OK. Let me try it from another angle. Suppose a cast member with a megaphone announced to everyone in line for F! that today they were going to try something different, as long as everyone agreed. She offered that "if everyone in line was in agreement, we will allow one member from each party to remain in line and the rest of each group could go enjoy the park. 20 minutes before the show, everyone would be expected to be back in line right where they were before. By a show of hands, is there anyone here who thinks that this is a bad idea?" If offered this opportunity, there is no logic to refusing the offer and no benefit to be derived from turning this down. Everyone, unanimously, would take the CM up on her offer. Why? Because all of these people, collectively, decided that if everyone was to benefit equally, then it is not "rude" to enjoy this benefit. "Rude" is merely a state of mind that can be overcome if everyone participates equally and no one is getting hurt.
In the same vein, if you were next to last in line and the people behind you who were dead last tapped you on the shoulder and said: "I wouldn't mind if your family got out of line and enjoyed the park as long as one person stayed to save a place in line." If that offer were made, it would not be "rude" to take the person up on the offer because you have his permission. To share the pixie dust, you tap on the shoulder of the person in front of you and make the same offer. That person takes you up on it and taps the person in front of them, and so on and so on until this reaches the very front of the line. Every person has given every other person in front of them permission to engage in the behavior.

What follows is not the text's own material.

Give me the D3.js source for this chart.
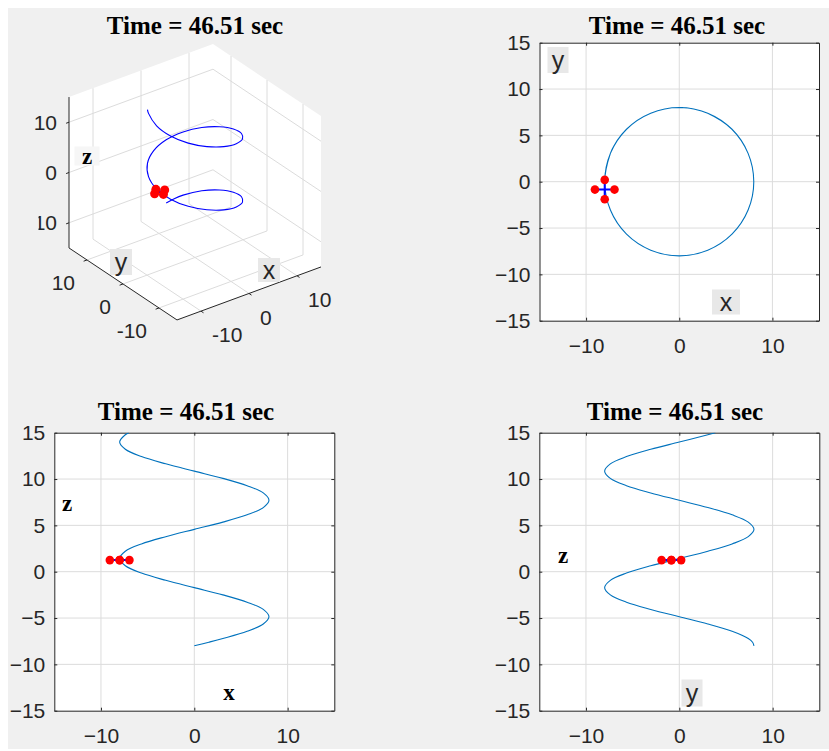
<!DOCTYPE html>
<html><head><meta charset="utf-8">
<script src="https://cdn.jsdelivr.net/npm/d3@7"></script>
<style>body{margin:0;background:#fff}svg{display:block}</style>
</head><body>
<script>
// ---------- data ----------
const trajX = [0, 1.56, 3.06, 5.66, 7.39, 8, 7.39, 5.66, 3.06, 0, -3.06, -5.66, -7.39, -8, -7.39, -5.66, -3.06, 0, 3.06, 5.66, 7.39, 8, 7.39, 5.66, 3.06, 0, -3.06, -5.66, -7.39, -8, -7.39, -7.0];
const trajY = [8, 7.85, 7.39, 5.66, 3.06, 0, -3.06, -5.66, -7.39, -8, -7.39, -5.66, -3.06, 0, 3.06, 5.66, 7.39, 8, 7.39, 5.66, 3.06, 0, -3.06, -5.66, -7.39, -8, -7.39, -5.66, -3.06, 0, 3.06, 3.87];
const trajZ = [-8.0, -7.61, -7.21, -6.43, -5.64, -4.86, -4.07, -3.29, -2.5, -1.72, -0.93, -0.15, 0.64, 1.42, 2.21, 3.0, 3.78, 4.57, 5.35, 6.14, 6.92, 7.71, 8.5, 9.28, 10.07, 10.85, 11.64, 12.42, 13.21, 13.99, 14.78, 15.0];
const rotorX = [-9.05, -6.95, -8.0, -8.0];
const rotorY = [-0.85, -0.85, 0.2, -1.9];
const rotorZ = [1.25, 1.25, 1.25, 1.25];
const titleText = "Time = 46.51 sec";
const limits = [-15, 15];
const hTicks = [-10, 0, 10];
const vTicks = [-15, -10, -5, 0, 5, 10, 15];
const ticks3D = [-10, 0, 10];

// ---------- styles ----------
const W = 829, H = 751;
const figBg = "#f0f0f0", axCol = "#262626", gridCol = "#dcdcdc";
const lineCol = "#0072bd", blue3D = "#0000ff", red = "#ff0000";
const tickFont = "'Liberation Sans', Arial, sans-serif";
const serif = "'Liberation Serif', 'Times New Roman', serif";
const tickSize = 21;

const svg = d3.select("body").append("svg").attr("width", W).attr("height", H);
svg.append("rect").attr("width", W).attr("height", H).attr("fill", "#fff");
svg.append("rect").attr("x", 8).attr("y", 8).attr("width", W - 8).attr("height", H - 10).attr("fill", figBg);
const defs = svg.append("defs");

function title(x, y) {
  svg.append("text").attr("x", x).attr("y", y).attr("text-anchor", "middle")
    .attr("font-family", serif).attr("font-weight", "bold").attr("font-size", 25)
    .attr("fill", "#000").text(titleText);
}
function label(x, y, txt, kind, bg, bw, bh) {
  if (bg) svg.append("rect").attr("x", x - bw / 2).attr("y", y - bh / 2).attr("width", bw).attr("height", bh).attr("fill", bg);
  const t = svg.append("text").attr("x", x).attr("y", y).attr("text-anchor", "middle").attr("dominant-baseline", "central").text(txt);
  if (kind === "serif") t.attr("font-family", serif).attr("font-weight", "bold").attr("font-size", 23).attr("fill", "#000");
  else t.attr("font-family", tickFont).attr("font-size", 25).attr("fill", axCol);
}

// ---------- 2D panels ----------
let clipId = 0;
function panel2D(o) {
  const xs = d3.scaleLinear().domain(limits).range([o.l, o.r]);
  const ys = d3.scaleLinear().domain(limits).range([o.b, o.t]);
  const g = svg.append("g");
  g.append("rect").attr("x", o.l).attr("y", o.t).attr("width", o.r - o.l).attr("height", o.b - o.t).attr("fill", "#fff");
  const grid = g.append("g").attr("stroke", gridCol).attr("stroke-width", 1);
  hTicks.forEach(v => grid.append("line").attr("x1", xs(v)).attr("x2", xs(v)).attr("y1", o.t).attr("y2", o.b));
  vTicks.slice(1, -1).forEach(v => grid.append("line").attr("y1", ys(v)).attr("y2", ys(v)).attr("x1", o.l).attr("x2", o.r));
  const style = sel => {
    sel.select(".domain").attr("stroke", axCol);
    sel.selectAll(".tick line").attr("stroke", axCol);
    sel.selectAll("text").attr("font-family", tickFont).attr("font-size", tickSize).attr("fill", axCol);
  };
  g.append("g").attr("transform", `translate(0,${o.b})`)
    .call(d3.axisBottom(xs).tickValues(hTicks).tickSizeInner(-3).tickSizeOuter(0).tickPadding(17).tickFormat(d3.format("d"))).call(style);
  g.append("g").attr("transform", `translate(0,${o.t})`)
    .call(d3.axisTop(xs).tickValues(hTicks).tickSizeInner(-3).tickSizeOuter(0).tickFormat("")).call(style);
  g.append("g").attr("transform", `translate(${o.l},0)`)
    .call(d3.axisLeft(ys).tickValues(vTicks).tickSizeInner(-3).tickSizeOuter(0).tickPadding(9).tickFormat(d3.format("d"))).call(style);
  g.append("g").attr("transform", `translate(${o.r},0)`)
    .call(d3.axisRight(ys).tickValues(vTicks).tickSizeInner(-3).tickSizeOuter(0).tickFormat("")).call(style);
  const id = "clip" + (clipId++);
  defs.append("clipPath").attr("id", id).append("rect").attr("x", o.l).attr("y", o.t).attr("width", o.r - o.l).attr("height", o.b - o.t);
  const pts = d3.range(trajX.length).map(i => [o.h[i], o.v[i]]);
  const line = d3.line().x(d => xs(d[0])).y(d => ys(d[1])).curve(d3.curveCatmullRom.alpha(0.5));
  const dg = g.append("g").attr("clip-path", `url(#${id})`);
  dg.append("path").attr("d", line(pts)).attr("fill", "none").attr("stroke", lineCol).attr("stroke-width", 1.1);
  [[0, 1], [2, 3]].forEach(([a, b]) => dg.append("line")
    .attr("x1", xs(o.rh[a])).attr("y1", ys(o.rv[a])).attr("x2", xs(o.rh[b])).attr("y2", ys(o.rv[b]))
    .attr("stroke", blue3D).attr("stroke-width", 2));
  dg.selectAll("circle.r").data(d3.range(4)).join("circle")
    .attr("cx", i => xs(o.rh[i])).attr("cy", i => ys(o.rv[i])).attr("r", 4.3).attr("fill", red);
  return { xs, ys };
}

// top-right: x-y
panel2D({ l: 539.5, r: 819, t: 42.7, b: 320.7, h: trajX, v: trajY, rh: rotorX, rv: rotorY });
title(677, 34);
label(558, 60, "y", "sans", "#e8e8e8", 21, 26);
label(726, 302, "x", "sans", "#e8e8e8", 28, 25);

// bottom-left: x-z
panel2D({ l: 54.3, r: 334.3, t: 432.7, b: 710.7, h: trajX, v: trajZ, rh: rotorX, rv: rotorZ });
title(186, 420);
label(67, 503, "z", "serif");
label(229, 692, "x", "serif");

// bottom-right: y-z
panel2D({ l: 539.3, r: 819.3, t: 432.7, b: 710.7, h: trajY, v: trajZ, rh: rotorY, rv: rotorZ });
title(675, 420);
label(563, 555, "z", "serif");
label(692, 693, "y", "sans", "#e8e8e8", 21, 27);

// ---------- 3D panel ----------
const cx = 195, cy = 182;
const px = d3.scaleLinear().domain([0, 1]).range([0, 4.8]);
const py = d3.scaleLinear().domain([0, 1]).range([0, -3.6]);
const pxv = d3.scaleLinear().domain([0, 1]).range([0, -1.767]);
const pyv = d3.scaleLinear().domain([0, 1]).range([0, -2.4]);
const pzv = d3.scaleLinear().domain([0, 1]).range([0, -5.03]);
const P = (x, y, z) => [cx + px(x) + py(y), cy + pxv(x) + pyv(y) + pzv(z)];
const L = limits[0], U = limits[1];
const g3 = svg.append("g");
defs.append("clipPath").attr("id", "clipz").append("rect").attr("x", 38.5).attr("y", 0).attr("width", 400).attr("height", 380);
const hex = [P(L, U, U), P(U, U, U), P(U, L, U), P(U, L, L), P(L, L, L), P(L, U, L)];
g3.append("polygon").attr("points", hex.map(p => p.join(",")).join(" ")).attr("fill", "#fff");
const seg = (a, b, col, w) => g3.append("line").attr("x1", a[0]).attr("y1", a[1]).attr("x2", b[0]).attr("y2", b[1]).attr("stroke", col).attr("stroke-width", w);
ticks3D.forEach(v => {
  seg(P(v, U, L), P(v, U, U), gridCol, 1);
  seg(P(L, U, v), P(U, U, v), gridCol, 1);
  seg(P(U, v, L), P(U, v, U), gridCol, 1);
  seg(P(U, L, v), P(U, U, v), gridCol, 1);
  seg(P(v, L, L), P(v, U, L), gridCol, 1);
  seg(P(L, v, L), P(U, v, L), gridCol, 1);
});
seg(P(L, U, L), P(L, U, U), axCol, 1);
seg(P(L, L, L), P(L, U, L), axCol, 1);
seg(P(L, L, L), P(U, L, L), axCol, 1);
const t3 = g3.append("g").attr("font-family", tickFont).attr("font-size", tickSize).attr("fill", axCol);
ticks3D.forEach(v => {
  const zp = P(L, U, v); seg(zp, P(L - 0.6, U, v), axCol, 1);
  const zt = t3.append("text").attr("x", zp[0] - 12).attr("y", zp[1]).attr("dy", "0.35em").attr("text-anchor", "end").text(v);
  if (v < 0) zt.attr("clip-path", "url(#clipz)");
  const yp = P(L, v, L); seg(yp, P(L - 0.7, v, L), axCol, 1);
  t3.append("text").attr("x", yp[0] - 12).attr("y", yp[1] + 23).attr("dy", "0.35em").attr("text-anchor", "end").text(v);
  const xp = P(v, L, L); seg(xp, P(v, L - 0.7, L), axCol, 1);
  t3.append("text").attr("x", xp[0] + 11).attr("y", xp[1] + 24).attr("dy", "0.35em").attr("text-anchor", "start").text(v);
});
const pts3 = d3.range(trajX.length).map(i => P(trajX[i], trajY[i], trajZ[i]));
g3.append("path").attr("d", d3.line().curve(d3.curveCatmullRom.alpha(0.5))(pts3))
  .attr("fill", "none").attr("stroke", blue3D).attr("stroke-width", 1.1);
[[0, 1], [2, 3]].forEach(([a, b]) => seg(P(rotorX[a], rotorY[a], rotorZ[a]), P(rotorX[b], rotorY[b], rotorZ[b]), blue3D, 2));
g3.selectAll("circle.r3").data(d3.range(4)).join("circle")
  .attr("cx", i => P(rotorX[i], rotorY[i], rotorZ[i])[0]).attr("cy", i => P(rotorX[i], rotorY[i], rotorZ[i])[1])
  .attr("r", 4.5).attr("fill", red);
title(195, 34);
label(87, 156, "z", "serif", "#f6f6f6", 25, 19);
label(121, 262, "y", "sans", "#e8e8e8", 22, 26);
label(269, 270, "x", "sans", "#e8e8e8", 22, 24);
</script>
</body></html>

So you see, rudeness is simply a function of permission. And if everyone in the world gave everyone else in the world permission to do something, then doing that thing ceases to be rude. If every Disney visitor agreed in advance with every other Disney visitor that having one person in line for F! is sufficient, then it wouldn't be rude to do so. So while I am in no way advocating that people act rudely, what I am suggesting here is that if everyone agreed to "virtually" tap each other on the shoulder and say: "I wouldn't mind if you took your family out of line to enjoy the park as long as you extend the same courtesy to me", then we would all improve our day at the park.
(Sorry. I really should have made this point in my first post as I think it is the most simple and noncontroversial way of looking at this. But I didn't think of phrasing it this way until now.)